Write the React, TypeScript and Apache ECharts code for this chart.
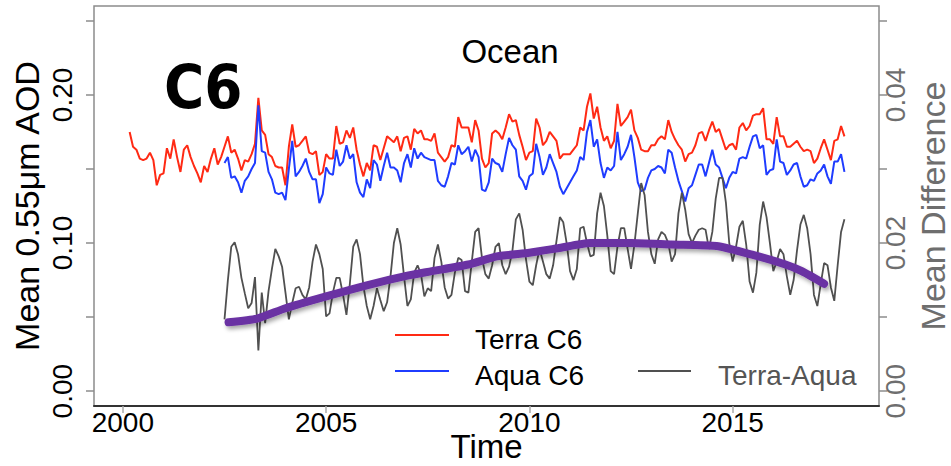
import React, { useEffect, useRef } from "react";
import * as echarts from "echarts";

// Month index counted from January 2000 (0 = Jan 2000)
const terraStartMonth = 2; // Mar 2000
const aquaStartMonth = 30; // Jul 2002
const diffStartMonth = 30; // Jul 2002

const terraC6 = [
  0.175, 0.165, 0.163, 0.157, 0.156, 0.157, 0.161, 0.156, 0.139, 0.146,
  0.147, 0.164, 0.157, 0.170, 0.158, 0.148, 0.163, 0.166, 0.158, 0.152, 0.147, 0.141,
  0.152, 0.148, 0.157, 0.164, 0.153, 0.158, 0.165, 0.172, 0.161, 0.163, 0.157, 0.149,
  0.156, 0.155, 0.160, 0.167, 0.198, 0.176, 0.173, 0.160, 0.158, 0.152, 0.151, 0.151,
  0.139, 0.165, 0.180, 0.165, 0.166, 0.169, 0.172, 0.161, 0.160, 0.162, 0.146, 0.148,
  0.160, 0.157, 0.157, 0.179, 0.167, 0.168, 0.176, 0.171, 0.178, 0.163, 0.153, 0.145,
  0.154, 0.149, 0.166, 0.165, 0.156, 0.164, 0.172, 0.170, 0.168, 0.172, 0.162, 0.171,
  0.172, 0.163, 0.177, 0.174, 0.176, 0.170, 0.170, 0.169, 0.174, 0.161, 0.158, 0.155,
  0.158, 0.166, 0.165, 0.185, 0.178, 0.178, 0.178, 0.168, 0.183, 0.176, 0.157, 0.151,
  0.154, 0.174, 0.176, 0.174, 0.170, 0.178, 0.187, 0.182, 0.183, 0.173, 0.165, 0.156,
  0.161, 0.162, 0.184, 0.178, 0.166, 0.169, 0.175, 0.172, 0.169, 0.157, 0.160, 0.160,
  0.160, 0.163, 0.166, 0.178, 0.176, 0.192, 0.201, 0.184, 0.192, 0.178, 0.169, 0.172,
  0.164, 0.169, 0.194, 0.179, 0.182, 0.185, 0.190, 0.176, 0.171, 0.163, 0.162, 0.162,
  0.166, 0.166, 0.170, 0.172, 0.170, 0.183, 0.175, 0.170, 0.166, 0.163, 0.155, 0.160,
  0.161, 0.166, 0.174, 0.175, 0.169, 0.176, 0.182, 0.175, 0.177, 0.170, 0.163, 0.166,
  0.167, 0.163, 0.178, 0.181, 0.176, 0.179, 0.186, 0.187, 0.187, 0.191, 0.170, 0.170,
  0.167, 0.185, 0.172, 0.172, 0.165, 0.165, 0.167, 0.169, 0.165, 0.162, 0.163, 0.162,
  0.154, 0.157, 0.164, 0.170, 0.163, 0.156, 0.169, 0.170, 0.179, 0.172,
];

const aquaC6 = [
  0.154, 0.158, 0.144, 0.145, 0.141, 0.134,
  0.142, 0.145, 0.150, 0.154, 0.193, 0.162, 0.161, 0.148, 0.143, 0.134, 0.133, 0.134,
  0.129, 0.150, 0.169, 0.145, 0.148, 0.152, 0.157, 0.148, 0.143, 0.143, 0.127, 0.133,
  0.151, 0.147, 0.146, 0.163, 0.152, 0.155, 0.166, 0.157, 0.160, 0.141, 0.134, 0.131,
  0.143, 0.137, 0.156, 0.153, 0.142, 0.152, 0.161, 0.151, 0.151, 0.149, 0.141, 0.154,
  0.160, 0.151, 0.164, 0.157, 0.161, 0.158, 0.157, 0.156, 0.156, 0.142, 0.139, 0.138,
  0.145, 0.154, 0.153, 0.166, 0.160, 0.162, 0.165, 0.155, 0.163, 0.158, 0.136, 0.135,
  0.141, 0.157, 0.154, 0.153, 0.148, 0.160, 0.171, 0.166, 0.163, 0.145, 0.142, 0.136,
  0.145, 0.147, 0.167, 0.158, 0.146, 0.151, 0.160, 0.154, 0.148, 0.138, 0.133, 0.137,
  0.141, 0.145, 0.149, 0.158, 0.156, 0.175, 0.183, 0.165, 0.170, 0.154, 0.144, 0.151,
  0.149, 0.152, 0.175, 0.156, 0.160, 0.165, 0.173, 0.158, 0.141, 0.135, 0.136, 0.144,
  0.149, 0.150, 0.152, 0.151, 0.147, 0.163, 0.161, 0.151, 0.142, 0.135, 0.128, 0.137,
  0.139, 0.146, 0.153, 0.153, 0.145, 0.154, 0.163, 0.153, 0.151, 0.144, 0.137, 0.144,
  0.148, 0.147, 0.157, 0.158, 0.157, 0.165, 0.172, 0.173, 0.164, 0.166, 0.146, 0.149,
  0.150, 0.170, 0.155, 0.154, 0.146, 0.149, 0.153, 0.154, 0.145, 0.138, 0.139, 0.143,
  0.142, 0.147, 0.149, 0.153, 0.145, 0.140, 0.155, 0.155, 0.160, 0.148,
];

const terraMinusAqua = [
  0.0097, 0.0150, 0.0195, 0.0201, 0.0185, 0.0153,
  0.0132, 0.0112, 0.0119, 0.0154, 0.0055, 0.0133, 0.0092, 0.0135, 0.0165, 0.0192, 0.0182, 0.0168,
  0.0133, 0.0097, 0.0119, 0.0139, 0.0141, 0.0130, 0.0124, 0.0140, 0.0175, 0.0198, 0.0185, 0.0165,
  0.0101, 0.0105, 0.0133, 0.0153, 0.0153, 0.0130, 0.0103, 0.0145, 0.0195, 0.0205, 0.0185, 0.0142,
  0.0115, 0.0097, 0.0115, 0.0139, 0.0123, 0.0108, 0.0120, 0.0155, 0.0200, 0.0220, 0.0198, 0.0155,
  0.0115, 0.0124, 0.0160, 0.0170, 0.0158, 0.0128, 0.0139, 0.0135, 0.0180, 0.0198, 0.0175, 0.0140,
  0.0125, 0.0130, 0.0160, 0.0180, 0.0177, 0.0135, 0.0133, 0.0175, 0.0215, 0.0220, 0.0180, 0.0158,
  0.0152, 0.0170, 0.0195, 0.0200, 0.0170, 0.0158, 0.0168, 0.0190, 0.0232, 0.0240, 0.0218, 0.0178,
  0.0148, 0.0143, 0.0170, 0.0192, 0.0175, 0.0158, 0.0152, 0.0170, 0.0203, 0.0235, 0.0228, 0.0200,
  0.0162, 0.0150, 0.0165, 0.0220, 0.0222, 0.0200, 0.0182, 0.0184, 0.0240, 0.0268, 0.0250, 0.0210,
  0.0162, 0.0158, 0.0195, 0.0220, 0.0220, 0.0192, 0.0165, 0.0198, 0.0240, 0.0281, 0.0265, 0.0215,
  0.0185, 0.0172, 0.0205, 0.0215, 0.0211, 0.0200, 0.0175, 0.0185, 0.0240, 0.0268, 0.0245, 0.0212,
  0.0200, 0.0210, 0.0218, 0.0220, 0.0218, 0.0192, 0.0215, 0.0260, 0.0288, 0.0288, 0.0255, 0.0200,
  0.0175, 0.0195, 0.0222, 0.0230, 0.0198, 0.0148, 0.0133, 0.0160, 0.0225, 0.0256, 0.0235, 0.0200,
  0.0162, 0.0175, 0.0192, 0.0185, 0.0155, 0.0130, 0.0150, 0.0190, 0.0225, 0.0238, 0.0220, 0.0185,
  0.0130, 0.0115, 0.0145, 0.0173, 0.0170, 0.0140, 0.0122, 0.0170, 0.0215, 0.0232,
];

const trendYears = [2002.6, 2003.3, 2004.0, 2005.0, 2006.0, 2007.0, 2007.6, 2008.5, 2009.2, 2010.0, 2010.7, 2011.5, 2012.5, 2013.5, 2014.6, 2015.5, 2016.3, 2016.7, 2017.25];
const trendValues = [0.0093, 0.0098, 0.0112, 0.0128, 0.0143, 0.0156, 0.0162, 0.0171, 0.0182, 0.0187, 0.0193, 0.0200, 0.0200, 0.0198, 0.0196, 0.0184, 0.0171, 0.0162, 0.0145];

const xTicks = [2000, 2005, 2010, 2015];
const leftTicks = [0, 0.05, 0.1, 0.15, 0.2, 0.25];
const leftLabels = [0, 0.1, 0.2];
const rightTicks = [0, 0.01, 0.02, 0.03, 0.04, 0.05];
const rightLabels = [0, 0.02, 0.04];

const FONT = '"Liberation Sans", Arial, Helvetica, sans-serif';
const GREY_AXIS = "#8c8c8c";

function toPairs(startMonth: number, values: number[]) {
  return values.map((v, i) => [2000 + (startMonth + i) / 12, v]);
}

export default function App() {
  const ref = useRef<HTMLDivElement>(null);

  useEffect(() => {
    document.body.style.margin = "0";
    if (!ref.current) return;
    const chart = echarts.init(ref.current, undefined, { renderer: "svg" });
    const option: any = {
      animation: false,
      backgroundColor: "#ffffff",
      grid: {
        left: 94,
        right: 72,
        top: 6,
        bottom: 60,
        show: true,
        borderColor: GREY_AXIS,
        borderWidth: 1.5,
        backgroundColor: "transparent",
        containLabel: false,
        outerBoundsMode: "none",
      },
      xAxis: {
        type: "value",
        min: 1999.29,
        max: 2018.6,
        name: "Time",
        nameLocation: "middle",
        nameGap: 27,
        nameMoveOverlap: false,
        nameTextStyle: { fontSize: 33, lineHeight: 26, fontFamily: FONT, color: "#000" },
        axisLine: { show: true, onZero: false, lineStyle: { color: "#333", width: 2 } },
        splitLine: { show: false },
        axisTick: {
          show: true,
          customValues: xTicks,
          length: 7,
          lineStyle: { color: "#aaa", width: 1.5 },
        },
        axisLabel: {
          customValues: xTicks,
          fontSize: 28,
          lineHeight: 22,
          fontFamily: FONT,
          color: "#000",
          margin: 5,
          formatter: (v: number) => String(Math.round(v)),
        },
      },
      yAxis: [
        {
          type: "value",
          position: "left",
          min: -0.01,
          max: 0.26,
          name: "Mean 0.55\u03bcm AOD",
          nameLocation: "middle",
          nameRotate: 90,
          nameGap: 50,
          nameMoveOverlap: false,
          nameTextStyle: { fontSize: 34, fontFamily: FONT, color: "#000" },
          axisLine: { show: false, onZero: false },
          splitLine: { show: false },
          axisTick: {
            show: true,
            customValues: leftTicks,
            length: 8,
            lineStyle: { color: GREY_AXIS, width: 1.5 },
          },
          axisLabel: {
            customValues: leftLabels,
            rotate: 90,
            fontSize: 28,
            fontFamily: FONT,
            color: "#000",
            margin: 18,
            formatter: (v: number) => v.toFixed(2),
          },
        },
        {
          type: "value",
          position: "right",
          min: -0.002,
          max: 0.052,
          name: "Mean Difference",
          nameLocation: "middle",
          nameRotate: 90,
          nameGap: 37,
          nameMoveOverlap: false,
          nameTextStyle: { fontSize: 34, fontFamily: FONT, color: "#6e6e6e" },
          axisLine: { show: false, onZero: false },
          splitLine: { show: false },
          axisTick: {
            show: true,
            customValues: rightTicks,
            length: 8,
            lineStyle: { color: GREY_AXIS, width: 1.5 },
          },
          axisLabel: {
            customValues: rightLabels,
            rotate: 90,
            fontSize: 28,
            fontFamily: FONT,
            color: "#6e6e6e",
            margin: 2,
            formatter: (v: number) => v.toFixed(2),
          },
        },
      ],
      series: [
        {
          name: "Terra C6",
          type: "line",
          data: toPairs(terraStartMonth, terraC6),
          symbol: "none",
          lineStyle: { color: "#ff2a14", width: 2 },
          itemStyle: { color: "#ff2a14" },
          z: 2,
        },
        {
          name: "Aqua C6",
          type: "line",
          data: toPairs(aquaStartMonth, aquaC6),
          symbol: "none",
          lineStyle: { color: "#1f3cff", width: 2 },
          itemStyle: { color: "#1f3cff" },
          z: 3,
        },
        {
          name: "Terra-Aqua",
          type: "line",
          yAxisIndex: 1,
          data: toPairs(diffStartMonth, terraMinusAqua),
          symbol: "none",
          lineStyle: { color: "#505050", width: 1.8 },
          itemStyle: { color: "#505050" },
          z: 4,
        },
        {
          name: "Trend",
          type: "line",
          yAxisIndex: 1,
          data: trendYears.map((t, i) => [t, trendValues[i]]),
          symbol: "none",
          smooth: 0.2,
          lineStyle: {
            color: "#6b30a3",
            width: 8,
            cap: "round",
            join: "round",
            shadowColor: "rgba(0,0,0,0.35)",
            shadowBlur: 4,
            shadowOffsetX: 2,
            shadowOffsetY: 3,
          },
          itemStyle: { color: "#6b30a3" },
          z: 5,
        },
      ],
      graphic: [
        {
          type: "text",
          x: 510,
          y: 51,
          style: {
            text: "Ocean",
            fontSize: 33,
            fontFamily: FONT,
            fill: "#000",
            align: "center",
            verticalAlign: "middle",
          },
        },
        {
          type: "text",
          x: 164,
          y: 86,
          style: {
            text: "C6",
            fontSize: 61,
            fontWeight: "bold",
            fontFamily: '"Liberation Sans Narrow", "DejaVu Sans Condensed", sans-serif',
            fill: "#000",
            align: "left",
            verticalAlign: "middle",
          },
        },
        {
          type: "line",
          shape: { x1: 395, y1: 335, x2: 449, y2: 335 },
          style: { stroke: "#ff2a14", lineWidth: 2 },
        },
        {
          type: "text",
          x: 475,
          y: 339,
          style: {
            text: "Terra C6",
            fontSize: 28,
            fontFamily: FONT,
            fill: "#000",
            align: "left",
            verticalAlign: "middle",
          },
        },
        {
          type: "line",
          shape: { x1: 395, y1: 371, x2: 449, y2: 371 },
          style: { stroke: "#1f3cff", lineWidth: 2 },
        },
        {
          type: "text",
          x: 475,
          y: 375,
          style: {
            text: "Aqua C6",
            fontSize: 28,
            fontFamily: FONT,
            fill: "#000",
            align: "left",
            verticalAlign: "middle",
          },
        },
        {
          type: "line",
          shape: { x1: 638, y1: 371, x2: 691, y2: 371 },
          style: { stroke: "#505050", lineWidth: 2 },
        },
        {
          type: "text",
          x: 718,
          y: 375,
          style: {
            text: "Terra-Aqua",
            fontSize: 28,
            fontFamily: FONT,
            fill: "#555",
            align: "left",
            verticalAlign: "middle",
          },
        },
      ],
    };
    chart.setOption(option);
    return () => {
      chart.dispose();
    };
  }, []);

  return <div ref={ref} style={{ width: 951, height: 466 }} />;
}
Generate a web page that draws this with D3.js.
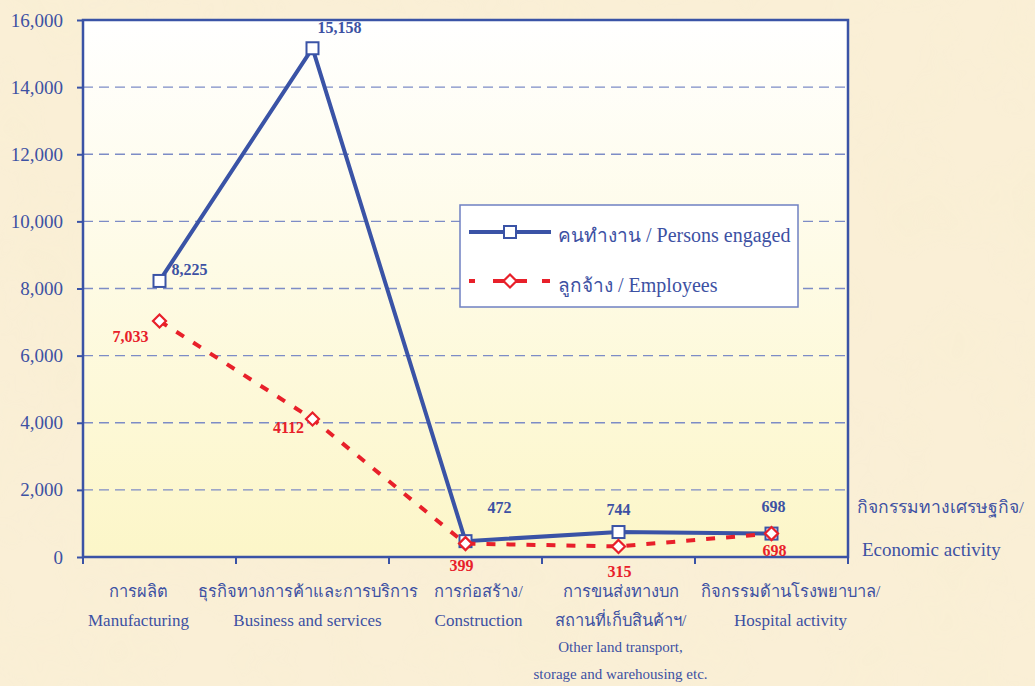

Exercise description: Write out each line of the listing above, exactly, from its first line to the line holding "import * as", inclusive. Skip the pictures.

Answer to this exercise:
Write the React, TypeScript and Apache ECharts code for this chart.
import React, { useEffect, useRef } from "react";
import * as echarts from "echarts";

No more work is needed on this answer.